Depth of Character

Sherilyn Winrose, author of Safe Harbor published by Second Wind Publishing, speaks about depth of character:

There are a few things which will make me stop from reading a story.

Cookie cutter, cliché characters is one of them. Or characters who lie flat on the pages like paper dolls.

There is one author I just don’t read anymore, because her characters repeat, repeat, repeat. I gave up on any hope of some miracle of original characters with her. She’s popular and vastly successful in the publishing world. Three pen names last I heard, all of them have best sellers. We should all be so lucky. All the same, she lost me for lack of originality in her characters.

When I approach a story, generally the characters come to me first. I write romance, so there are some things my Hero must have. Momma’s boys, short, no morals, weak of will or ego-driven men need not apply.

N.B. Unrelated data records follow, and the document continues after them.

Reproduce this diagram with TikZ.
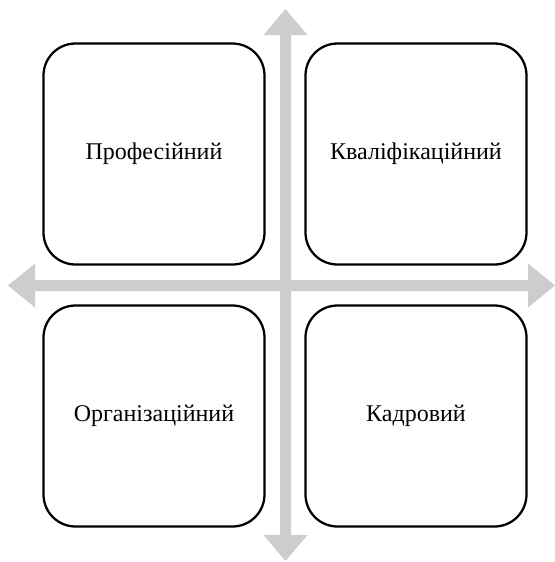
\documentclass[tikz,border=0pt]{standalone}
\usepackage{fontspec}
\setmainfont{Liberation Serif}
\definecolor{arrowgray}{RGB}{205,205,205}
\begin{document}
\begin{tikzpicture}[x=0.75pt,y=-0.75pt,
  quad/.style={draw=black,line width=1.7pt,rounded corners=24pt,fill=white,
    minimum width=221*0.75pt,minimum height=221*0.75pt,inner sep=0pt,
    font=\fontsize{18pt}{21pt}\selectfont},
  bigarrow/.style={fill=arrowgray,draw=none}]
\useasboundingbox (0,0) rectangle (555,562);
% arrows
\fill[arrowgray] (285.5,9) -- (307.5,35) -- (291,35) -- (291,535) -- (307.5,535)
  -- (285.5,561) -- (263.5,535) -- (280,535) -- (280,35) -- (263.5,35) -- cycle;
\fill[arrowgray] (8,285.5) -- (35,263.5) -- (35,280) -- (528,280) -- (528,263.5)
  -- (555,285.5) -- (528,307.5) -- (528,291) -- (35,291) -- (35,307.5) -- cycle;
% boxes
\node[quad] (prof) at (154,154) {Професійний};
\node[quad] (kval) at (416,154) {Кваліфікаційний};
\node[quad] (org)  at (154,416) {Організаційний};
\node[quad] (kadr) at (416,416) {Кадровий};
\end{tikzpicture}
\end{document}
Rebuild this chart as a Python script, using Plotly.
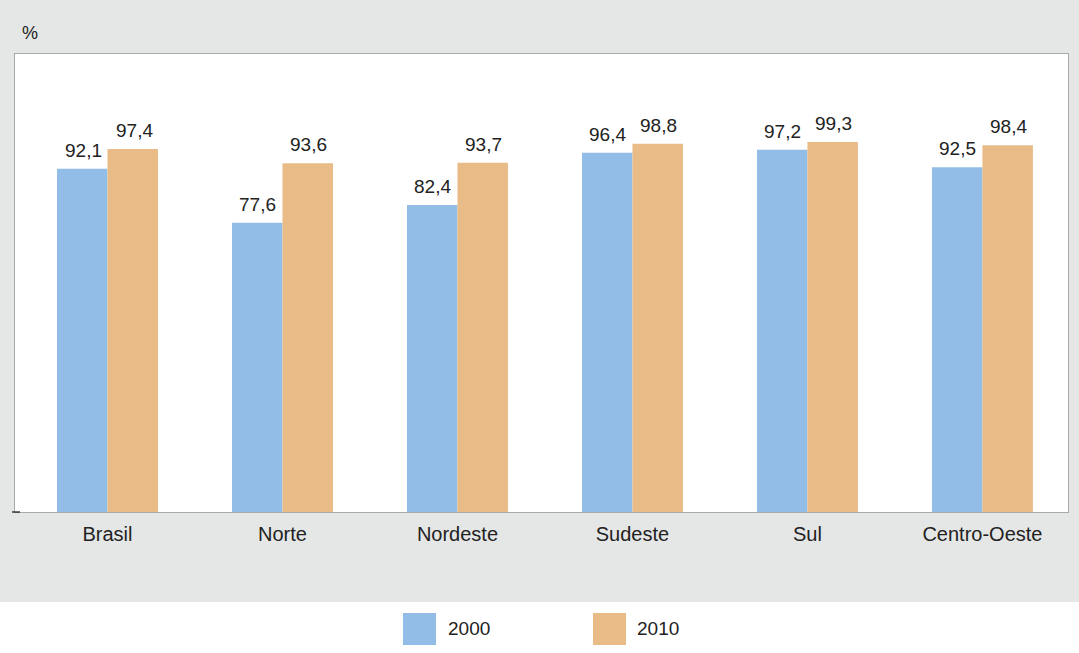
import plotly.graph_objects as go

categories = ["Brasil", "Norte", "Nordeste", "Sudeste", "Sul", "Centro-Oeste"]
values_2000 = [92.1, 77.6, 82.4, 96.4, 97.2, 92.5]
values_2010 = [97.4, 93.6, 93.7, 98.8, 99.3, 98.4]
series_names = ["2000", "2010"]

C2000 = "#92bde6"
C2010 = "#e9bb87"
BG = "#e5e7e6"
FONT = "Liberation Sans, Arial, sans-serif"
TXT = "#222222"

W, H = 1079, 653
L, R, T, B = 15, 11, 54, 141
pw, ph = W - L - R, H - T - B

def px2x(px):
    return (px - L) / pw

def py2y(py):
    return (H - B - py) / ph

fig = go.Figure()
for name, vals, col in [(series_names[0], values_2000, C2000), (series_names[1], values_2010, C2010)]:
    fig.add_trace(go.Bar(
        x=categories, y=vals, name=name, marker=dict(color=col, line=dict(width=0)),
        showlegend=False,
    ))

annotations = []
for vals, shift in [(values_2000, -25.5), (values_2010, 25.5)]:
    for c, v in zip(categories, vals):
        annotations.append(dict(
            x=c, y=v, xref="x", yref="y", text=f"{v:.1f}".replace(".", ","),
            showarrow=False, xanchor="center", yanchor="bottom", xshift=shift + 1, yshift=6,
            font=dict(family=FONT, size=19, color=TXT)))

shapes = [
    dict(type="rect", xref="paper", yref="paper", x0=px2x(-5), x1=px2x(W + 5), y0=py2y(602), y1=py2y(-5),
         fillcolor=BG, line=dict(width=0), layer="below"),
    dict(type="rect", xref="paper", yref="paper", x0=0, x1=1, y0=0, y1=1,
         fillcolor="white", line=dict(width=0), layer="below"),
    dict(type="rect", xref="paper", yref="paper", x0=px2x(403), x1=px2x(436), y0=py2y(645), y1=py2y(613),
         fillcolor=C2000, line=dict(width=0)),
    dict(type="rect", xref="paper", yref="paper", x0=px2x(593), x1=px2x(626), y0=py2y(645), y1=py2y(613),
         fillcolor=C2010, line=dict(width=0)),
    dict(type="line", xref="paper", yref="paper", x0=px2x(12), x1=px2x(20), y0=0, y1=0,
         line=dict(color="#111111", width=1.2)),
]

annotations += [
    dict(text="%", xref="paper", yref="paper", x=px2x(20), y=py2y(33), xanchor="left", yanchor="middle",
         showarrow=False, font=dict(family=FONT, size=18, color=TXT)),
    dict(text=series_names[0], xref="paper", yref="paper", x=px2x(446), y=py2y(629), xanchor="left", yanchor="middle",
         showarrow=False, font=dict(family=FONT, size=19, color=TXT)),
    dict(text=series_names[1], xref="paper", yref="paper", x=px2x(635), y=py2y(629), xanchor="left", yanchor="middle",
         showarrow=False, font=dict(family=FONT, size=19, color=TXT)),
]

fig.update_layout(
    width=W, height=H, margin=dict(l=L, r=R, t=T, b=B),
    paper_bgcolor="white", plot_bgcolor="rgba(0,0,0,0)",
    separators=",.",
    barmode="group", bargap=0.423, bargroupgap=0,
    shapes=shapes, annotations=annotations, showlegend=False,
    font=dict(family=FONT, color=TXT),
)
fig.update_xaxes(range=[-0.5286, 5.489], showline=True, mirror=True, linecolor="#a9a9a9", linewidth=1,
                 ticks="", showgrid=False, tickfont=dict(family=FONT, size=20, color=TXT), ticklabelstandoff=4)
fig.update_yaxes(range=[0, 122.9], showline=True, mirror=True, linecolor="#a9a9a9", linewidth=1,
                 showgrid=False, zeroline=False, showticklabels=False, ticks="")

fig.write_html("out.html")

Heroine – Pretty much up to the author. I personally refuse to give voice to damsels in distress, clingy, needy types, martyrs, and drama queens.  Heaven save me from weak women!

For supporting characters the sky’s the limit so to speak. I have a lot of fun with my supporting characters.

The ‘complications’ or skills my characters have dictates the amount of research required to make them real.  Some of the complications/skills I have, so it comes pretty easy.  Other times they come to me with things I know nothing about.

How do you bake biscuits in a camp fire?  What would it be like to have the hopes of many rest on your shoulders?  How many miles can two riders and a pack animal travel in the Sierra Nevada?

All of these things add depth and reality to characters.  If your heroin loves and grows roses, please don’t tell me she has a miniature rose growing over an 8 ft arbor..that ain’t gonna happen, and she should know that.

How do you approach your characters, their quirks, skills and inner being? Do you get lost in research? Or find not much is required?